◆ **What to work on**: Your task is to write out only the lines running from the line with "Emit a Python" to the line with "y_ticks = [300, 340, 380, 420, 460, 500]", both ends kept, with no images.
-- START OF Raw data --
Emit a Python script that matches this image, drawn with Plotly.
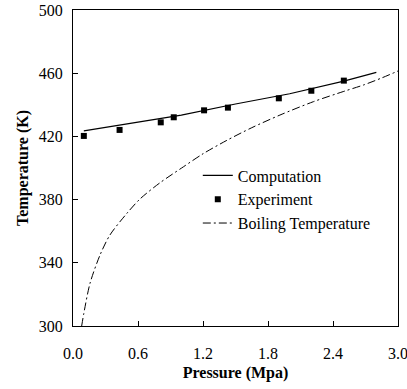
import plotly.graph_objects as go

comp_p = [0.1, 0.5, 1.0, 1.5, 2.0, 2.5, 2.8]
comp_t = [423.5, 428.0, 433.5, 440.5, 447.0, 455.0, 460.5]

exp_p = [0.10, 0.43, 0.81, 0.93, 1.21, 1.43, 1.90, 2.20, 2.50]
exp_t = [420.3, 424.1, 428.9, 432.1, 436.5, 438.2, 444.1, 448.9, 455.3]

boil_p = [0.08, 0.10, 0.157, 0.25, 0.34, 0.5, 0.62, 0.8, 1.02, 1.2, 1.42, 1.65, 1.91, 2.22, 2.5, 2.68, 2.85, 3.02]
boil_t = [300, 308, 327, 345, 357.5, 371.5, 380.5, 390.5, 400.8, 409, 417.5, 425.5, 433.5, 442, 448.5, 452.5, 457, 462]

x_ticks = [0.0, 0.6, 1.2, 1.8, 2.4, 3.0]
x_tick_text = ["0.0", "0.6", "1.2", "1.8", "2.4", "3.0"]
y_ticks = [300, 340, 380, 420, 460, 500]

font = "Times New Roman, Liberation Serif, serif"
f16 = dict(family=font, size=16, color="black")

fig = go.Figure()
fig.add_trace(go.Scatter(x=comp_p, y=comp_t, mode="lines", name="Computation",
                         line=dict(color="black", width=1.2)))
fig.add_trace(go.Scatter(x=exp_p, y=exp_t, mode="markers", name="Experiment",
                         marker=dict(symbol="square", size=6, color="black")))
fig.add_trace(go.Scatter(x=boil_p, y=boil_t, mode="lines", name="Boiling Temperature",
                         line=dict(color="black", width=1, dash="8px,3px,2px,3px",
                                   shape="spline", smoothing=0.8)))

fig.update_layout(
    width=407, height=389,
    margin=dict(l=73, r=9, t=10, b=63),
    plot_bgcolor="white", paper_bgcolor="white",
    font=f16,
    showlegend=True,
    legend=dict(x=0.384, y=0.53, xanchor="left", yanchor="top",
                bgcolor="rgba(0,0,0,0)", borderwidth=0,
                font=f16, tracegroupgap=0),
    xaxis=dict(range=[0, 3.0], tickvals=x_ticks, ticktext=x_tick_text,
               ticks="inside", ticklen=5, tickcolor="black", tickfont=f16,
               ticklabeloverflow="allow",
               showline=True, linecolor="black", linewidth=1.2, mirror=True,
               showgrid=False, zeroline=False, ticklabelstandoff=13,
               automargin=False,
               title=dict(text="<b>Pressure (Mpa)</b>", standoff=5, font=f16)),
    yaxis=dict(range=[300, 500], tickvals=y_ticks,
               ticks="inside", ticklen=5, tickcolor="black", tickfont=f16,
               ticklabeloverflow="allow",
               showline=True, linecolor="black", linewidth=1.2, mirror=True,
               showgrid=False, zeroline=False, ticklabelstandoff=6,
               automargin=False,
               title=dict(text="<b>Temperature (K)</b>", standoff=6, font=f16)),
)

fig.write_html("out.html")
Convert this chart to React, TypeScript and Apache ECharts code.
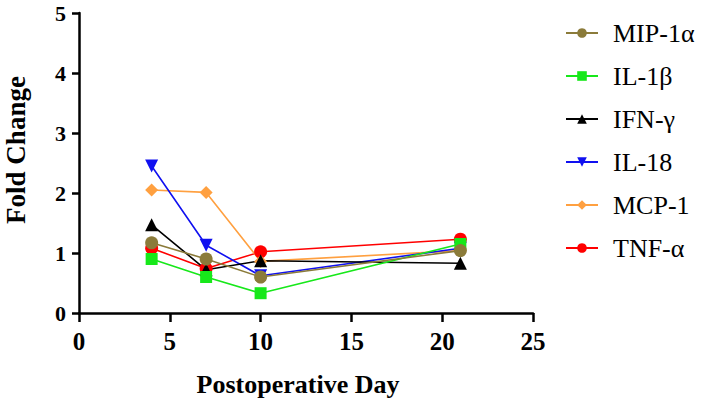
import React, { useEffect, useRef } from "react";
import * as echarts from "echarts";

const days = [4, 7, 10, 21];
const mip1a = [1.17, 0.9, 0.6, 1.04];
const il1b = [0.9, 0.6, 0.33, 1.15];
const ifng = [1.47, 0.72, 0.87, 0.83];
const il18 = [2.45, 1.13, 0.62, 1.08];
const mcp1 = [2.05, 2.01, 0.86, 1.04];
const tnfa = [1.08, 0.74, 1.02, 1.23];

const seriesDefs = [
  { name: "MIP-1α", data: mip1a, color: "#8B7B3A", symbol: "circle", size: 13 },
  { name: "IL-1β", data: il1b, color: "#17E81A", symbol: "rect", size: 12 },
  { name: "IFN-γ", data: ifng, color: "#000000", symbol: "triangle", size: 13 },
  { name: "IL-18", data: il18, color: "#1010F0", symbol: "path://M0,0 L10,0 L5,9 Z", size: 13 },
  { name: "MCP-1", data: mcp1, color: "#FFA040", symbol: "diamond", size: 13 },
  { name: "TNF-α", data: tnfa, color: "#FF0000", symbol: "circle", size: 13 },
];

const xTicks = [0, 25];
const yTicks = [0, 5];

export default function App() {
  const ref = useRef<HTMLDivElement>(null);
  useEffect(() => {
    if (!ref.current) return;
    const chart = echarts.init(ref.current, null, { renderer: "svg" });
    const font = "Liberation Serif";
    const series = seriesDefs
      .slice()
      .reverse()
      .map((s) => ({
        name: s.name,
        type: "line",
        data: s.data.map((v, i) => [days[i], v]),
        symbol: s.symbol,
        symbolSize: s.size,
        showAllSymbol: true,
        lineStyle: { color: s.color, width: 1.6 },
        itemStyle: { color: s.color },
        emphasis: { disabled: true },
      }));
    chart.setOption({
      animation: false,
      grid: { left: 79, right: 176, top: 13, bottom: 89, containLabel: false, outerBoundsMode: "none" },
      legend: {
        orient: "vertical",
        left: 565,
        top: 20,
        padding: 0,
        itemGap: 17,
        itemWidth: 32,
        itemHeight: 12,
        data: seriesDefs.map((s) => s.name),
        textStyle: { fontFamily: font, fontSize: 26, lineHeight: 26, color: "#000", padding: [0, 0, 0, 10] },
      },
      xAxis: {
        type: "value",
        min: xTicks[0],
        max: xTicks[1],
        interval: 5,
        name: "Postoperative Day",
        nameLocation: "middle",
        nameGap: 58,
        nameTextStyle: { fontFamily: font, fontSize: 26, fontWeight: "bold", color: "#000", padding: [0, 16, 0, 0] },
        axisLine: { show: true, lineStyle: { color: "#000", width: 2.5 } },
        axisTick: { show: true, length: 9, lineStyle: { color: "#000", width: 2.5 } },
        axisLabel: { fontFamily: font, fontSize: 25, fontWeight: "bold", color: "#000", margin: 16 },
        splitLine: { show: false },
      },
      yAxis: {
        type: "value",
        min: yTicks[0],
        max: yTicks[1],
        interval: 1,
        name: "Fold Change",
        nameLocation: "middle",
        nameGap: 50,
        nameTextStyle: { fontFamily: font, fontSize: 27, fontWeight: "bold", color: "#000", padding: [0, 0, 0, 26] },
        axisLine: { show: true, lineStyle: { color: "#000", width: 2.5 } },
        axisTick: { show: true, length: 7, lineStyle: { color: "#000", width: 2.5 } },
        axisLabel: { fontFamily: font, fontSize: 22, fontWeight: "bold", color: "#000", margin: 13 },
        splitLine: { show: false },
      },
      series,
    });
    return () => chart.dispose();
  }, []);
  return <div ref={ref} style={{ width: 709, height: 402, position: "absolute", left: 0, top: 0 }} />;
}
-- END OF Raw data --
-- START OF Raw data --
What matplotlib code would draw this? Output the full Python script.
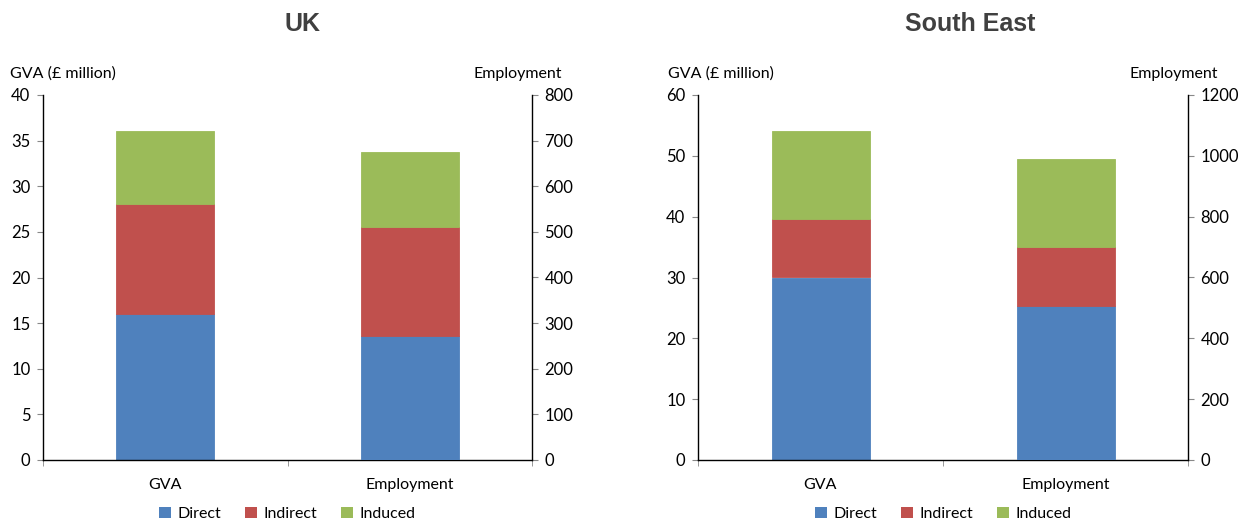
-- END OF Raw data --
-- START OF Raw data --
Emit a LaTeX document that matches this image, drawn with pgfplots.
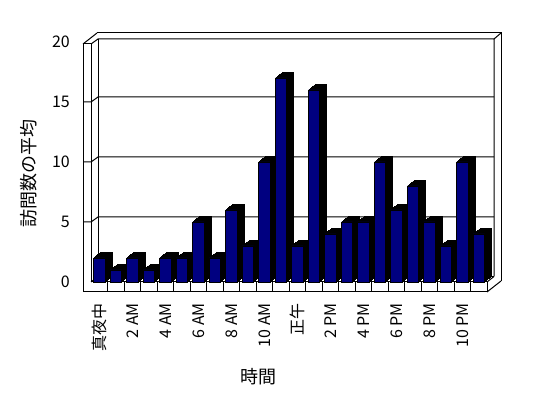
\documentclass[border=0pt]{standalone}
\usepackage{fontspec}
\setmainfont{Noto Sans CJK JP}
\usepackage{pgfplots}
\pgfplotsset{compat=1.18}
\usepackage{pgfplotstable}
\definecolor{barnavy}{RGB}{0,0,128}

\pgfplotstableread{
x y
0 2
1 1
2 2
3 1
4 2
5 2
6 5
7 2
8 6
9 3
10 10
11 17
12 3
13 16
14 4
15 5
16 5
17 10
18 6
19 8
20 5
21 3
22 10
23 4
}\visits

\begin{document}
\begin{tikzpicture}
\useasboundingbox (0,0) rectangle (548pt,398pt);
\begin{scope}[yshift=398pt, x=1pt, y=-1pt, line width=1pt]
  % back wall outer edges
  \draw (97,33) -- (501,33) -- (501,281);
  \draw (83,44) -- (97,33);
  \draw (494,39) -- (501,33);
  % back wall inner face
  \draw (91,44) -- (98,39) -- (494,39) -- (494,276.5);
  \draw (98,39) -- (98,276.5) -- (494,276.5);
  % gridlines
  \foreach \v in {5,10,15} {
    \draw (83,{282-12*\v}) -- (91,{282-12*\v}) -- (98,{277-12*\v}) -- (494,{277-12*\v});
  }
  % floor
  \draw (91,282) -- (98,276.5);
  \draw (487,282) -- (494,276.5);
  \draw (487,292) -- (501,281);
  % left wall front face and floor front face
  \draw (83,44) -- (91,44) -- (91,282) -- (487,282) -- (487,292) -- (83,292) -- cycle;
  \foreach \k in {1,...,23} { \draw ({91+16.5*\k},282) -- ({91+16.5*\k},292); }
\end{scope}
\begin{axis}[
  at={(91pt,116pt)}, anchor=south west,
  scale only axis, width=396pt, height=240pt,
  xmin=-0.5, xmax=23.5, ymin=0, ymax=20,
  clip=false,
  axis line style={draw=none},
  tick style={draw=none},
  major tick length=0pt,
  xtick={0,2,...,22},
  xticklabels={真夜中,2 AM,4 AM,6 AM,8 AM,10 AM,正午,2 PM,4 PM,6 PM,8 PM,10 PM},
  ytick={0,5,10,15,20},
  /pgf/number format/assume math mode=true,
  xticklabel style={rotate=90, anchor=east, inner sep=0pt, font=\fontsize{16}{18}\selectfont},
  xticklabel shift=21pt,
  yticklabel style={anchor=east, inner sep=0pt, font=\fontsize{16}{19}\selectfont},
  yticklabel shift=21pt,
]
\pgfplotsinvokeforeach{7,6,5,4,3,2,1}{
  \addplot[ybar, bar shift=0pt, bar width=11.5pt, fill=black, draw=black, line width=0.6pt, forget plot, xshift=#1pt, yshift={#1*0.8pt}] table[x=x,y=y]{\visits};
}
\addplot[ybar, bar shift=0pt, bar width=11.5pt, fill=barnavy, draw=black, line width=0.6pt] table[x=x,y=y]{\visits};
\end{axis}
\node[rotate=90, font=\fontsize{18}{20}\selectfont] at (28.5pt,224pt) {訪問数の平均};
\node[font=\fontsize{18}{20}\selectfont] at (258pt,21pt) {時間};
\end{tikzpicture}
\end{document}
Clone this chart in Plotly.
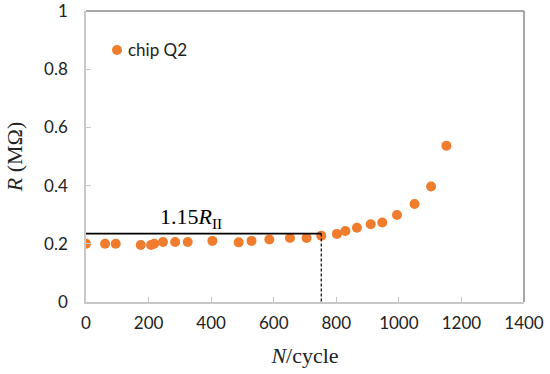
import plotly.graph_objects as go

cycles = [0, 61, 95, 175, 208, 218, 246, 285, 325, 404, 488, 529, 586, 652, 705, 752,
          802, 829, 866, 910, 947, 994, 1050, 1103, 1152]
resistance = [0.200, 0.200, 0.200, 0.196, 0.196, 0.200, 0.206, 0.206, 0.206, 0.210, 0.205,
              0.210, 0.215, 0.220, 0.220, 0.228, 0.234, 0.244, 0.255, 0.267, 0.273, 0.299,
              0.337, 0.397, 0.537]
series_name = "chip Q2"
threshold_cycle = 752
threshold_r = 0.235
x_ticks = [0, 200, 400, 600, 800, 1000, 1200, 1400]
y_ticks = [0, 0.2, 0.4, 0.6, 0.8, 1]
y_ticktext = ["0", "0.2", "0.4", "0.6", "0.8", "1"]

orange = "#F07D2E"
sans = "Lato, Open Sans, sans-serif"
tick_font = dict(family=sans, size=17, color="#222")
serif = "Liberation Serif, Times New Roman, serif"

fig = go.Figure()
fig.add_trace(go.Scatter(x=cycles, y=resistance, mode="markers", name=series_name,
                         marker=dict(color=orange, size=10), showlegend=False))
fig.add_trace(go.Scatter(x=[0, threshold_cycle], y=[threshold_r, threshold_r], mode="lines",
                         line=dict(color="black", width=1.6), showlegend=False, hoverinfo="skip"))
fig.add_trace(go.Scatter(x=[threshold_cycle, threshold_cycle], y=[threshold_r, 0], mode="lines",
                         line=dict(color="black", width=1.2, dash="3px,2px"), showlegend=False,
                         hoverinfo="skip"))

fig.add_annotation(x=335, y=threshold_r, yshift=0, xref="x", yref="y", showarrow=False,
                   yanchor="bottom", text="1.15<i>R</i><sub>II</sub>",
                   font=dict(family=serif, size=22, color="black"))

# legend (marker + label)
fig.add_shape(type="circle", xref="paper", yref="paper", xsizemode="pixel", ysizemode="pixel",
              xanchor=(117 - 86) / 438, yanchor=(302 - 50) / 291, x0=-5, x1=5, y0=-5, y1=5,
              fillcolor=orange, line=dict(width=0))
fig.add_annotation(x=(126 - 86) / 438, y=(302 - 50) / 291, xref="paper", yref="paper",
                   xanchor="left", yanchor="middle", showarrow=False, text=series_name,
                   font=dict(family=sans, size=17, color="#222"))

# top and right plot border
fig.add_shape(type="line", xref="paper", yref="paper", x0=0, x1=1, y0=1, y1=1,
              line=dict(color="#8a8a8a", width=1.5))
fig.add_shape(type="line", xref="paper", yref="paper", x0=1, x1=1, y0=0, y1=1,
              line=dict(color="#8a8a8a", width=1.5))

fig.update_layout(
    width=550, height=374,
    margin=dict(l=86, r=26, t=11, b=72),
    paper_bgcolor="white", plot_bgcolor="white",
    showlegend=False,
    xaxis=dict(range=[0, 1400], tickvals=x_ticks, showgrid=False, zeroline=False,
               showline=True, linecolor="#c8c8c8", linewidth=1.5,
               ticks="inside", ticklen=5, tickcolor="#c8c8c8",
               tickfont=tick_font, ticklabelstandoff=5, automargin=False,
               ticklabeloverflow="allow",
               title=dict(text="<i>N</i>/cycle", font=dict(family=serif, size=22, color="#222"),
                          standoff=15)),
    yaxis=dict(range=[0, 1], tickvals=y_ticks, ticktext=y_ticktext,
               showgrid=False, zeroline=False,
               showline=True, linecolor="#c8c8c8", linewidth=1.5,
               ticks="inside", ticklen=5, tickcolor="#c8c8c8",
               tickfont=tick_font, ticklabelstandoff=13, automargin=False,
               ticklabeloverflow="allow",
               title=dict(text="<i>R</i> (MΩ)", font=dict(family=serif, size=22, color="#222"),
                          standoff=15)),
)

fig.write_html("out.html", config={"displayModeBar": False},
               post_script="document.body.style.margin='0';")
-- END OF Raw data --
◆ **Full output**:
Emit a Python script that matches this image, drawn with Plotly.
import plotly.graph_objects as go

comp_p = [0.1, 0.5, 1.0, 1.5, 2.0, 2.5, 2.8]
comp_t = [423.5, 428.0, 433.5, 440.5, 447.0, 455.0, 460.5]

exp_p = [0.10, 0.43, 0.81, 0.93, 1.21, 1.43, 1.90, 2.20, 2.50]
exp_t = [420.3, 424.1, 428.9, 432.1, 436.5, 438.2, 444.1, 448.9, 455.3]

boil_p = [0.08, 0.10, 0.157, 0.25, 0.34, 0.5, 0.62, 0.8, 1.02, 1.2, 1.42, 1.65, 1.91, 2.22, 2.5, 2.68, 2.85, 3.02]
boil_t = [300, 308, 327, 345, 357.5, 371.5, 380.5, 390.5, 400.8, 409, 417.5, 425.5, 433.5, 442, 448.5, 452.5, 457, 462]

x_ticks = [0.0, 0.6, 1.2, 1.8, 2.4, 3.0]
x_tick_text = ["0.0", "0.6", "1.2", "1.8", "2.4", "3.0"]
y_ticks = [300, 340, 380, 420, 460, 500]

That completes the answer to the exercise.